Japon kadınlar 86 yaş
San Marinolu erkekler 81 yaş ortalaması ile en uzun yaşayan ülkelerde 1.sıradalar.
(Dünya genelinde uzun yaşayan ülkeler sıralamasına baktığımızda çok da iyi durumda olmadığımız görülmektedir.)
ülkemizin ekonomik şartları güçlendirdikçe, yaşam kalitemiz dolayısıyla ömür ortalaması da artmış oluyor.
30-40 yıl öncesinde erkekler ülkemizde 50 yaş, kadınlar ise 55 yaş ortalaması ile yaşıyorlardı.
KADINLAR NEDEN UZUN YAŞARLAR?
Bilim adamları, kadınların daha uzun yaşamalarının biyolojik ve genetik farklılıklarından kaynaklandığını düşünüyorlar.
Kadınlarda, kadınsı hormon olan östrojen hormonu, hücrelerde antioksidan üretimini artırıyor.

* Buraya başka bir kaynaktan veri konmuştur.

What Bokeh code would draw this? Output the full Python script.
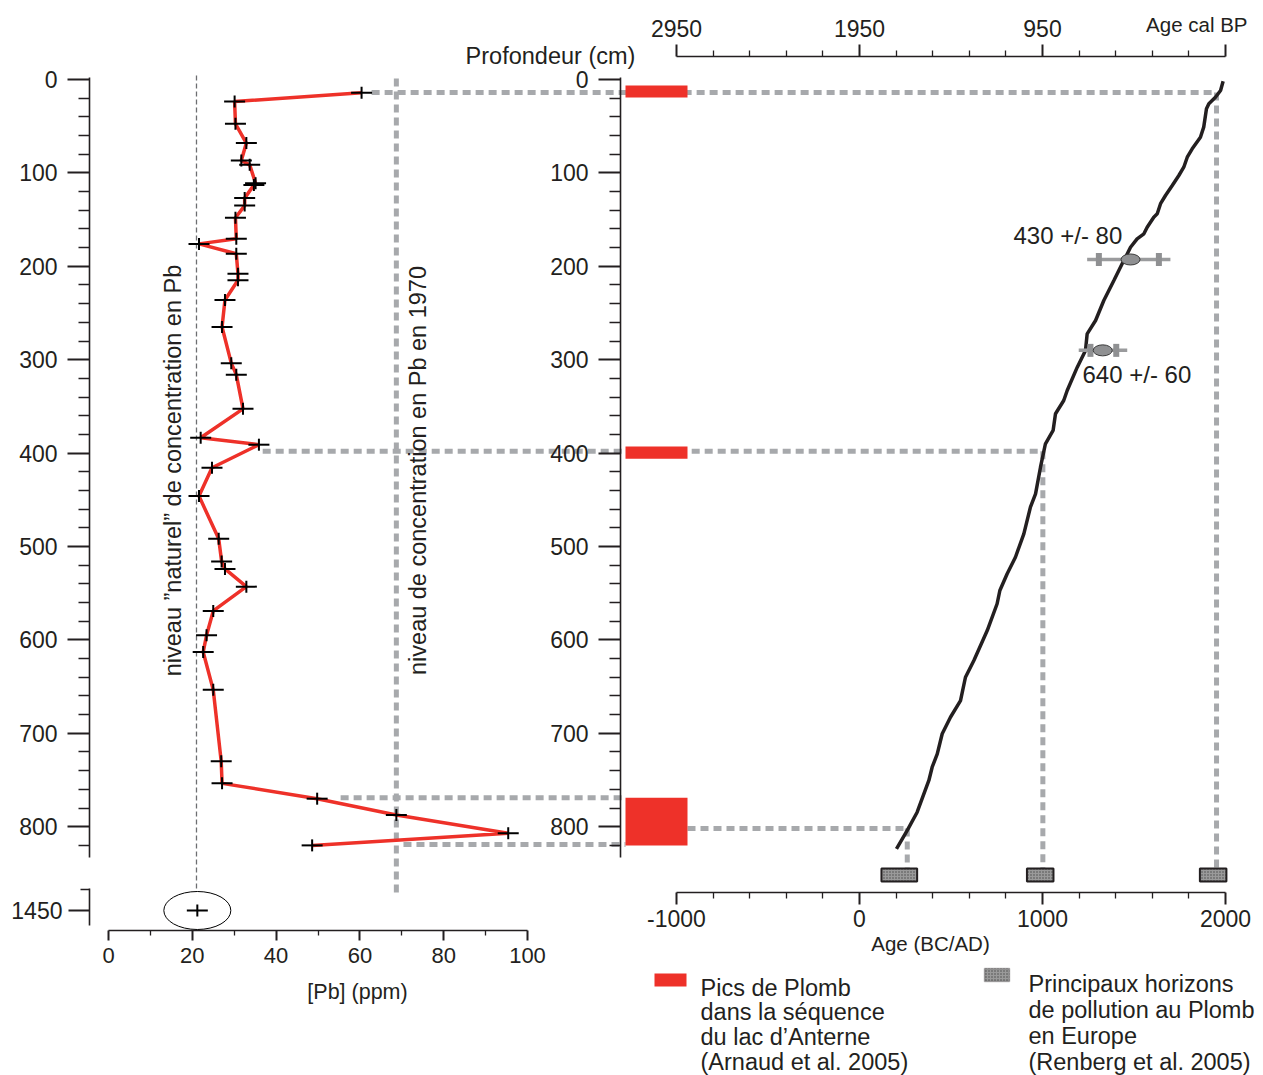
import math
from bokeh.plotting import figure
from bokeh.models import Range1d, LinearAxis, FixedTicker, Label, BoxAnnotation
from bokeh.embed import file_html
from bokeh.resources import INLINE

# ---------------- data ----------------
# Pb concentration profile (lake sediment core)
PB_DEPTH_CM = [14.2, 23.6, 47.5, 68.0, 86.7, 91.4, 111.0, 113.0, 127.0, 135.0,
               148.0, 170.6, 176.0, 186.6, 208.0, 215.0, 236.0, 265.0, 303.7, 316.0,
               352.6, 383.6, 391.0, 415.7, 446.0, 491.8, 516.0, 524.0, 543.0, 569.0,
               595.0, 613.0, 653.5, 730.0, 753.6, 770.0, 787.5, 807.0, 820.0]
PB_PPM = [60.4, 30.1, 30.3, 32.9, 31.7, 33.7, 35.1, 34.7, 32.5, 32.5,
          30.3, 30.5, 21.6, 30.5, 30.9, 30.9, 27.8, 27.1, 29.3, 30.5,
          32.1, 22.0, 35.9, 24.7, 21.6, 26.3, 27.0, 27.8, 32.9, 25.0,
          23.4, 22.6, 25.0, 26.9, 27.1, 49.8, 68.7, 95.4, 48.6]
DEEP_DEPTH_CM = [1450]
DEEP_PPM = [21.2]
NATURAL_PPM = 21.0
PPM_1970 = 68.7

# age-depth model
AGE_AD = [1987, 1973, 1945, 1909, 1896, 1881, 1863, 1818, 1791, 1772,
          1745, 1709, 1672, 1645, 1627, 1608, 1572, 1554, 1517, 1481,
          1454, 1444, 1390, 1335, 1290, 1244, 1235, 1190, 1135, 1116,
          1071, 1058, 1016, 989, 962, 934, 898, 852, 807, 767,
          752, 698, 625, 579, 552, 497, 452, 425, 397, 379,
          315, 261, 202]
AGE_DEPTH_CM = [1.8, 11.8, 19.0, 26.0, 31.4, 51.0, 61.8, 74.2, 83.2, 93.9,
                102.8, 113.5, 124.2, 133.0, 143.8, 147.4, 158.1, 165.2, 170.6, 179.6,
                190.3, 193.8, 215.2, 236.6, 258.0, 272.3, 290.1, 308.0, 333.0, 343.7,
                357.9, 375.8, 390.0, 415.1, 443.6, 457.9, 486.4, 511.5, 529.2, 547.1,
                561.3, 590.0, 622.0, 640.0, 665.0, 682.8, 700.5, 722.0, 736.3, 750.5,
                784.5, 804.0, 823.7]

# radiocarbon dates
DATE_LABELS = ["430 +/- 80", "640 +/- 60"]
DATE_DEPTH_CM = [192.7, 290.0]
DATE_AD = [1481, 1329]
DATE_LO_AD = [1244, 1198]
DATE_HI_AD = [1699, 1463]
DATE_CAP_LO_AD = [1308, 1262]
DATE_CAP_HI_AD = [1636, 1403]

# Pb peaks in the Anterne sequence (depth intervals)
PEAK_TOP_CM = [6.4, 393.0, 769.0]
PEAK_BOTTOM_CM = [19.3, 406.0, 820.0]

# main Pb pollution horizons in Europe (AD)
HORIZON_START_AD = [120, 915, 1860]
HORIZON_END_AD = [315, 1060, 2005]

# connectors: peak depth -> age
CONN_DEPTH_CM = [14.0, 398.0, 769.0, 819.0]
CONN_START_PPM = [62.8, 36.8, 55.4, 70.4]
CONN_END_AD = [1951, 1002, None, None]
LINK_DEPTH_CM = [14.0, 398.0, 802.0]
LINK_AD = [1951, 1002, 261]

DEPTH_TICKS = [0, 100, 200, 300, 400, 500, 600, 700, 800]
PB_TICKS = [0, 20, 40, 60, 80, 100]
AD_TICKS = [-1000, 0, 1000, 2000]
BP_TICKS = [2950, 1950, 950, -50]

# ---------------- layout / scales ----------------
OX, OY, W, H = 0, 0, 1263, 1075
PB_X0, PB_K = 108.0, 4.19
AGE_X0, AGE_K = 859.0, 0.183
DEP_Y0, DEP_K = 79.0, 0.934
DEEP_Y = 910.0

def px_to_pb(x): return (x - PB_X0) / PB_K
def px_to_age(x): return (x - AGE_X0) / AGE_K
def pb_to_age(v): return px_to_age(PB_X0 + PB_K * v)
def py_to_depth(y): return (y - DEP_Y0) / DEP_K
def py_to_deep(y): return 1450 + (y - DEEP_Y) / DEP_K

INK = "#231f20"
RED = "#ee3129"
GREY = "#a7a9ac"
FONT = "Liberation Sans"

p = figure(width=W, height=H, x_range=Range1d(OX, OX + W), y_range=Range1d(OY + H, OY),
           x_axis_type=None, y_axis_type=None, min_border=0, toolbar_location=None,
           output_backend="svg", outline_line_color=None, title=None)
p.background_fill_color = "white"
p.border_fill_color = "white"
p.extra_x_ranges = {
    "pb": Range1d(px_to_pb(OX), px_to_pb(OX + W)),
    "age": Range1d(px_to_age(OX), px_to_age(OX + W)),
    "bp": Range1d(1950 - px_to_age(OX), 1950 - px_to_age(OX + W)),
}
p.extra_y_ranges = {
    "depth": Range1d(py_to_depth(OY + H), py_to_depth(OY)),
    "deep": Range1d(py_to_deep(OY + H), py_to_deep(OY)),
}


def style_axis(ax, major_out, minor_out, standoff, size="23px"):
    ax.axis_line_color = INK
    ax.axis_line_width = 1.6
    ax.major_tick_line_color = INK
    ax.major_tick_line_width = 2
    ax.major_tick_in = 0
    ax.major_tick_out = major_out
    ax.minor_tick_line_color = INK
    ax.minor_tick_line_width = 1.3
    ax.minor_tick_in = 0
    ax.minor_tick_out = minor_out
    ax.major_label_standoff = standoff
    ax.major_label_text_font = FONT
    ax.major_label_text_font_size = size
    ax.major_label_text_color = INK


depth_minor = [d for d in range(20, 821, 20) if d % 100]
for xpix in (89, 620):
    ax = LinearAxis(y_range_name="depth", fixed_location=xpix,
                    bounds=(py_to_depth(77), py_to_depth(857)),
                    ticker=FixedTicker(ticks=DEPTH_TICKS, minor_ticks=depth_minor))
    style_axis(ax, 22, 11, 10)
    p.add_layout(ax, "left")

ax = LinearAxis(y_range_name="deep", fixed_location=89,
                bounds=(py_to_deep(888), py_to_deep(925)),
                ticker=FixedTicker(ticks=DEEP_DEPTH_CM, minor_ticks=[py_to_deep(888.5)]))
style_axis(ax, 21, 9, 6)
p.add_layout(ax, "left")

ax = LinearAxis(x_range_name="pb", fixed_location=930, bounds=(0, 100),
                ticker=FixedTicker(ticks=PB_TICKS, minor_ticks=[10, 30, 50, 70, 90]))
style_axis(ax, 10, 5, 7, "22px")
p.add_layout(ax, "below")

ad_minor = [a for a in range(-800, 2000, 200) if a % 1000]
ax = LinearAxis(x_range_name="age", fixed_location=892, bounds=(-1000, 2000),
                ticker=FixedTicker(ticks=AD_TICKS, minor_ticks=ad_minor))
style_axis(ax, 12, 6, 5)
ax.major_label_overrides = {-1000: "-1000"}
p.add_layout(ax, "below")

bp_minor = [1950 - a for a in ad_minor]
ax = LinearAxis(x_range_name="bp", fixed_location=56, bounds=(-50, 2950),
                ticker=FixedTicker(ticks=BP_TICKS, minor_ticks=bp_minor))
style_axis(ax, 12, 6, 8)
ax.major_label_overrides = {-50: ""}
p.add_layout(ax, "above")

# ---------------- reference levels ----------------
p.line([NATURAL_PPM, NATURAL_PPM], [py_to_depth(75), py_to_depth(888)],
       x_range_name="pb", y_range_name="depth", line_color="#6d6e71",
       line_width=1.3, line_dash="5 3")
p.line([PPM_1970, PPM_1970], [py_to_depth(78), py_to_depth(892)],
       x_range_name="pb", y_range_name="depth", line_color=GREY,
       line_width=5, line_dash="8 5")

# connectors
peak_left = px_to_age(625)
peak_right = px_to_age(687)
conn_x0 = [pb_to_age(v) for v in CONN_START_PPM]
conn_x1 = [e if e is not None else peak_left for e in CONN_END_AD]
p.segment(conn_x0, CONN_DEPTH_CM, conn_x1, CONN_DEPTH_CM, x_range_name="age",
          y_range_name="depth", line_color=GREY, line_width=5, line_dash="8 5")
p.segment([peak_right], [LINK_DEPTH_CM[2]], [LINK_AD[2]], [LINK_DEPTH_CM[2]],
          x_range_name="age", y_range_name="depth", line_color=GREY,
          line_width=5, line_dash="8 5")
hz_top = py_to_depth(868)
hz_bot = py_to_depth(881)
p.segment(LINK_AD, LINK_DEPTH_CM, LINK_AD, [hz_top] * len(LINK_AD),
          x_range_name="age", y_range_name="depth", line_color=GREY,
          line_width=5, line_dash="8 5")

# ---------------- Pb profile ----------------
p.line(PB_PPM, PB_DEPTH_CM, x_range_name="pb", y_range_name="depth",
       line_color=RED, line_width=3.5)
for xs, ys, yr in ((PB_PPM, PB_DEPTH_CM, "depth"), (DEEP_PPM, DEEP_DEPTH_CM, "deep")):
    p.scatter(xs, ys, x_range_name="pb", y_range_name=yr, marker="dash",
              size=21, line_color="black", line_width=2)
    p.scatter(xs, ys, x_range_name="pb", y_range_name=yr, marker="dash",
              angle=math.pi / 2, size=12, line_color="black", line_width=2)
p.ellipse(DEEP_PPM, DEEP_DEPTH_CM, width=67, height=38, width_units="screen",
          height_units="screen", fill_color=None, line_color="black", line_width=1,
          x_range_name="pb", y_range_name="deep")

# ---------------- Pb peaks & horizons ----------------
p.quad(left=[peak_left] * 3, right=[peak_right] * 3, top=PEAK_TOP_CM,
       bottom=PEAK_BOTTOM_CM, x_range_name="age", y_range_name="depth",
       fill_color=RED, line_color=None)
p.quad(left=HORIZON_START_AD, right=HORIZON_END_AD, top=[hz_top] * 3,
       bottom=[hz_bot] * 3, x_range_name="age", y_range_name="depth",
       fill_color="#9a9a9a", line_color="#231f20", line_width=2,
       hatch_pattern="dot", hatch_scale=3, hatch_color="#4a4a4a", hatch_weight=1)

# ---------------- age model ----------------
p.line(AGE_AD, AGE_DEPTH_CM, x_range_name="age", y_range_name="depth",
       line_color=INK, line_width=3.5)
p.segment(DATE_LO_AD, DATE_DEPTH_CM, DATE_HI_AD, DATE_DEPTH_CM,
          x_range_name="age", y_range_name="depth", line_color="#9a9b9d", line_width=3.5)
p.rect(DATE_CAP_LO_AD + DATE_CAP_HI_AD, DATE_DEPTH_CM + DATE_DEPTH_CM, width=6, height=13,
       width_units="screen", height_units="screen", x_range_name="age",
       y_range_name="depth", fill_color="#8f9092", line_color=None)
p.ellipse(DATE_AD, DATE_DEPTH_CM, width=19, height=11, width_units="screen",
          height_units="screen", x_range_name="age", y_range_name="depth",
          fill_color="#8f9092", line_color="#3a3a3a", line_width=1)


# ---------------- texts ----------------
def label(x, y, text, size="23.5px", align="left", baseline="middle", angle=0.0):
    p.add_layout(Label(x=x, y=y, text=text, text_font=FONT, text_font_size=size,
                       text_color=INK, text_align=align, text_baseline=baseline,
                       angle=angle))


label(1013, 235, DATE_LABELS[0], size="24px")
label(1082, 374, DATE_LABELS[1], size="24px")
label(550, 55, "Profondeur (cm)", align="center")
label(357, 991, "[Pb] (ppm)", size="21.5px", align="center")
label(930, 943, "Age (BC/AD)", size="20.5px", align="center")
label(1247, 24, "Age cal BP", size="20.5px", align="right")
label(172, 470, "niveau \u201dnaturel\u201d de concentration en Pb", align="center",
      angle=math.pi / 2)
label(417, 470, "niveau de concentration en Pb en 1970", align="center",
      angle=math.pi / 2)

# legend
p.add_layout(BoxAnnotation(left=654, right=686, top=973, bottom=986,
                           fill_color=RED, fill_alpha=1, line_color=None))
p.add_layout(BoxAnnotation(left=984, right=1009, top=968, bottom=981,
                           fill_color="#9a9a9a", fill_alpha=1, line_color=INK,
                           line_width=1.5, hatch_pattern="dot", hatch_scale=3,
                           hatch_color="#4a4a4a", hatch_weight=1))
for i, t in enumerate(["Pics de Plomb", "dans la s\u00e9quence", "du lac d\u2019Anterne",
                       " (Arnaud et al. 2005)"]):
    label(700, 987 + 24.7 * i, t, baseline="alphabetic")
for i, t in enumerate(["Principaux horizons", "de pollution au Plomb", "en Europe",
                       "(Renberg et al. 2005)"]):
    label(1028, 983 + 26.0 * i, t, baseline="alphabetic")

open("out.html", "w").write(file_html(p, INLINE))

Antioksidan artınca savunma sistemleri de güçleniyor.
İç ve dış savunma sistemi güçlendikçe yaşlanmada gecikir.
Ayrıca kadın ve erkeklerin çevresel, kültürel ve sosyal bakımdan değişik şartlara maruz kalıyor.
Erkekler iş hayatında çevresel faktörlerde daha çok yıpranıyor.
Kültürel olarak, erkek baba rolünde yıpranması daha çok oluyor.
Kassal olarak erkekler daha güçlü olmasına rağmen, kadınlar duygusal açıdan erkeklere göre çok daha güçlüler.
Eşini kaybeden bir kadın uzun yıllar tek başına yaşayabilmesine rağmen, erkeklerde bu durum tersinedir.